- THE TASK
Write the data out again, character for character, with no images.

- INFORMATION SHOWN
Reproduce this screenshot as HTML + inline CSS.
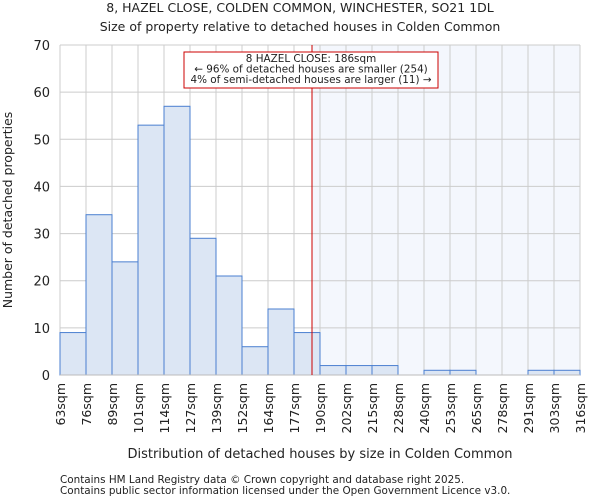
<!DOCTYPE html>
<html><head><meta charset="utf-8"><style>
body{margin:0;background:#fff;font-family:"DejaVu Sans","Liberation Sans",sans-serif;}
svg text{font-family:"DejaVu Sans","Liberation Sans",sans-serif;fill:#222;}
</style></head><body>
<svg id="chart" width="600" height="500" xmlns="http://www.w3.org/2000/svg">
<text x="300" y="12" font-size="12.5" text-anchor="middle">8, HAZEL CLOSE, COLDEN COMMON, WINCHESTER, SO21 1DL</text>
<text x="300" y="31" font-size="12.5" text-anchor="middle">Size of property relative to detached houses in Colden Common</text>
<g id="grid"></g><g id="bars"></g><g id="axes"></g>
<text x="320" y="458" font-size="13" text-anchor="middle">Distribution of detached houses by size in Colden Common</text>
<text transform="translate(12,210) rotate(-90)" font-size="12.5" text-anchor="middle">Number of detached properties</text>
<text x="60" y="483" font-size="10.4" fill="#444">Contains HM Land Registry data © Crown copyright and database right 2025.</text>
<text x="60" y="494" font-size="10.4" fill="#444">Contains public sector information licensed under the Open Government Licence v3.0.</text>
</svg>
<script>
const categories=["63sqm","76sqm","89sqm","101sqm","114sqm","127sqm","139sqm","152sqm","164sqm","177sqm","190sqm","202sqm","215sqm","228sqm","240sqm","253sqm","265sqm","278sqm","291sqm","303sqm","316sqm"];
const counts=[9,34,24,53,57,29,21,6,14,9,2,2,2,0,1,1,0,0,1,1];
const yTicks=[0,10,20,30,40,50,60,70];
const binEdges=[63,76,89,101,114,127,139,152,164,177,190,202,215,228,240,253,265,278,291,303,316];
const subjectSize=186;
const NS="http://www.w3.org/2000/svg";
const L=60,R=580,T=45,B=375,yMax=70;
const n=counts.length,bw=(R-L)/n;
const x=i=>L+i*bw;
const y=v=>B-(v/yMax)*(B-T);
function mk(tag,attrs,parent){const e=document.createElementNS(NS,tag);for(const k in attrs)e.setAttribute(k,attrs[k]);parent.appendChild(e);return e;}
const grid=document.getElementById('grid'),bars=document.getElementById('bars'),axes=document.getElementById('axes');
let sx=R;
for(let i=0;i<binEdges.length-1;i++){if(subjectSize>=binEdges[i]&&subjectSize<=binEdges[i+1]){sx=x(i)+(subjectSize-binEdges[i])/(binEdges[i+1]-binEdges[i])*bw;break;}}
const sh=mk('rect',{x:sx,y:T,width:R-sx,height:B-T,fill:'#f4f7fd'},grid);


for(let i=0;i<=n;i++){const g=mk('line',{x1:x(i),x2:x(i),y1:T,y2:B,stroke:'#ccc','stroke-width':1},grid);

}
yTicks.forEach(v=>{const g=mk('line',{x1:L,x2:R,y1:y(v),y2:y(v),stroke:'#ccc','stroke-width':1},grid);


const t=mk('text',{x:L-10,y:y(v)+5,'font-size':13,'text-anchor':'end'},axes);t.textContent=v;

});
counts.forEach((c,i)=>{if(c<=0)return;const r=mk('rect',{x:x(i),y:y(c),width:bw,height:B-y(c),fill:'#dce6f4',stroke:'#4a7fd0','stroke-width':1},bars);

});
categories.forEach((c,i)=>{const t=mk('text',{transform:`translate(${x(i)+5},${B+8}) rotate(-90)`,'font-size':12.5,'text-anchor':'end'},axes);t.textContent=c;

});
const ax=mk('line',{x1:L,x2:R,y1:B,y2:B,stroke:'#bbb'},axes);


const ln=mk('line',{x1:sx,x2:sx,y1:T,y2:B,stroke:'#cc0000','stroke-width':1},axes);


const box=mk('rect',{x:184,y:52,width:254,height:36,fill:'#fff',stroke:'#cc0000','stroke-width':1},axes);


["8 HAZEL CLOSE: 186sqm","← 96% of detached houses are smaller (254)","4% of semi-detached houses are larger (11) →"].forEach((s,i)=>{const t=mk('text',{x:311,y:62+i*10.5,'font-size':10.4,'text-anchor':'middle'},axes);t.textContent=s;

});
</script>
</body></html>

- TASK ANSWER
Reproduce this screenshot as HTML + inline CSS.
<!DOCTYPE html>
<html><head><meta charset="utf-8"><style>
body{margin:0;background:#fff;font-family:"DejaVu Sans","Liberation Sans",sans-serif;}
svg text{font-family:"DejaVu Sans","Liberation Sans",sans-serif;fill:#222;}
</style></head><body>
<svg id="chart" width="600" height="500" xmlns="http://www.w3.org/2000/svg">
<text x="300" y="12" font-size="12.5" text-anchor="middle">8, HAZEL CLOSE, COLDEN COMMON, WINCHESTER, SO21 1DL</text>
<text x="300" y="31" font-size="12.5" text-anchor="middle">Size of property relative to detached houses in Colden Common</text>
<g id="grid"></g><g id="bars"></g><g id="axes"></g>
<text x="320" y="458" font-size="13" text-anchor="middle">Distribution of detached houses by size in Colden Common</text>
<text transform="translate(12,210) rotate(-90)" font-size="12.5" text-anchor="middle">Number of detached properties</text>
<text x="60" y="483" font-size="10.4" fill="#444">Contains HM Land Registry data © Crown copyright and database right 2025.</text>
<text x="60" y="494" font-size="10.4" fill="#444">Contains public sector information licensed under the Open Government Licence v3.0.</text>
</svg>
<script>
const categories=["63sqm","76sqm","89sqm","101sqm","114sqm","127sqm","139sqm","152sqm","164sqm","177sqm","190sqm","202sqm","215sqm","228sqm","240sqm","253sqm","265sqm","278sqm","291sqm","303sqm","316sqm"];
const counts=[9,34,24,53,57,29,21,6,14,9,2,2,2,0,1,1,0,0,1,1];
const yTicks=[0,10,20,30,40,50,60,70];
const binEdges=[63,76,89,101,114,127,139,152,164,177,190,202,215,228,240,253,265,278,291,303,316];
const subjectSize=186;
const NS="http://www.w3.org/2000/svg";
const L=60,R=580,T=45,B=375,yMax=70;
const n=counts.length,bw=(R-L)/n;
const x=i=>L+i*bw;
const y=v=>B-(v/yMax)*(B-T);
function mk(tag,attrs,parent){const e=document.createElementNS(NS,tag);for(const k in attrs)e.setAttribute(k,attrs[k]);parent.appendChild(e);return e;}
const grid=document.getElementById('grid'),bars=document.getElementById('bars'),axes=document.getElementById('axes');
let sx=R;
for(let i=0;i<binEdges.length-1;i++){if(subjectSize>=binEdges[i]&&subjectSize<=binEdges[i+1]){sx=x(i)+(subjectSize-binEdges[i])/(binEdges[i+1]-binEdges[i])*bw;break;}}
const sh=mk('rect',{x:sx,y:T,width:R-sx,height:B-T,fill:'#f4f7fd'},grid);


for(let i=0;i<=n;i++){const g=mk('line',{x1:x(i),x2:x(i),y1:T,y2:B,stroke:'#ccc','stroke-width':1},grid);

}
yTicks.forEach(v=>{const g=mk('line',{x1:L,x2:R,y1:y(v),y2:y(v),stroke:'#ccc','stroke-width':1},grid);


const t=mk('text',{x:L-10,y:y(v)+5,'font-size':13,'text-anchor':'end'},axes);t.textContent=v;

});
counts.forEach((c,i)=>{if(c<=0)return;const r=mk('rect',{x:x(i),y:y(c),width:bw,height:B-y(c),fill:'#dce6f4',stroke:'#4a7fd0','stroke-width':1},bars);

});
categories.forEach((c,i)=>{const t=mk('text',{transform:`translate(${x(i)+5},${B+8}) rotate(-90)`,'font-size':12.5,'text-anchor':'end'},axes);t.textContent=c;

});
const ax=mk('line',{x1:L,x2:R,y1:B,y2:B,stroke:'#bbb'},axes);


const ln=mk('line',{x1:sx,x2:sx,y1:T,y2:B,stroke:'#cc0000','stroke-width':1},axes);


const box=mk('rect',{x:184,y:52,width:254,height:36,fill:'#fff',stroke:'#cc0000','stroke-width':1},axes);


["8 HAZEL CLOSE: 186sqm","← 96% of detached houses are smaller (254)","4% of semi-detached houses are larger (11) →"].forEach((s,i)=>{const t=mk('text',{x:311,y:62+i*10.5,'font-size':10.4,'text-anchor':'middle'},axes);t.textContent=s;

});
</script>
</body></html>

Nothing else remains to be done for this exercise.